| Aim of the task |
Up to and including the line with "ax = fig.add_axes([0.0886, 0.1227, 0.7561, 0.7013])", please set down the entries below exactly, starting from the first line.

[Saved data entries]
*-*-*

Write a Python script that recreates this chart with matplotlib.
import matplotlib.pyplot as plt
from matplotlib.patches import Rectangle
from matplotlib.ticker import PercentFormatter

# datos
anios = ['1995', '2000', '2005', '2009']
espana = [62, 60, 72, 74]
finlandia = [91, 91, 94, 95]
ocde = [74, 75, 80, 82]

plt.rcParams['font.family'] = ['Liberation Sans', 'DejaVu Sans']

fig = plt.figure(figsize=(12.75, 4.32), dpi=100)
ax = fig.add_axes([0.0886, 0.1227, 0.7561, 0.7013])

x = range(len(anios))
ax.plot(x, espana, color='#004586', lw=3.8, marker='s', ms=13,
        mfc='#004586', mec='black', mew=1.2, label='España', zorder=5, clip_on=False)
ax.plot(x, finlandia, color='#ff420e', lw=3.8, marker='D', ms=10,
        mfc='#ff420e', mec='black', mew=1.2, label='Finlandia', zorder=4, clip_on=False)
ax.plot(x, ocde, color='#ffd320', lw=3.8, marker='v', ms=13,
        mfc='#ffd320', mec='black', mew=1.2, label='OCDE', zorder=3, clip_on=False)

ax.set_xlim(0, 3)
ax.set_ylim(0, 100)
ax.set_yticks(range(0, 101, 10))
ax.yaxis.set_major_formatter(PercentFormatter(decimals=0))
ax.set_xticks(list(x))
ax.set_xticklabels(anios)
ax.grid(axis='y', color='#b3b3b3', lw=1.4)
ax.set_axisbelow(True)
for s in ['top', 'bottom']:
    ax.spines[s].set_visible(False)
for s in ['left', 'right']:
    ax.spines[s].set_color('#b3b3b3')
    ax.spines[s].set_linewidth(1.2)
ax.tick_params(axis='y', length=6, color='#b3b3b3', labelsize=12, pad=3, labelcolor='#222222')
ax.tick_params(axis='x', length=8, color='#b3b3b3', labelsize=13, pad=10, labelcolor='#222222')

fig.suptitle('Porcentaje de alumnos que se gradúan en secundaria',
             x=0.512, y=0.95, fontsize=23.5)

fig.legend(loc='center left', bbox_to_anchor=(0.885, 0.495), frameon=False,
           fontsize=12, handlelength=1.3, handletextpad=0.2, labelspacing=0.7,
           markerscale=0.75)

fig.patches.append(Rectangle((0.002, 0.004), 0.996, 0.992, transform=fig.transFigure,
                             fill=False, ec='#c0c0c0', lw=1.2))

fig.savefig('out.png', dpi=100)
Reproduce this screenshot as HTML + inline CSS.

*-*-*

| Solution below |
Write a Python script that recreates this chart with matplotlib.
import matplotlib.pyplot as plt
from matplotlib.patches import Rectangle
from matplotlib.ticker import PercentFormatter

# datos
anios = ['1995', '2000', '2005', '2009']
espana = [62, 60, 72, 74]
finlandia = [91, 91, 94, 95]
ocde = [74, 75, 80, 82]

plt.rcParams['font.family'] = ['Liberation Sans', 'DejaVu Sans']

fig = plt.figure(figsize=(12.75, 4.32), dpi=100)
ax = fig.add_axes([0.0886, 0.1227, 0.7561, 0.7013])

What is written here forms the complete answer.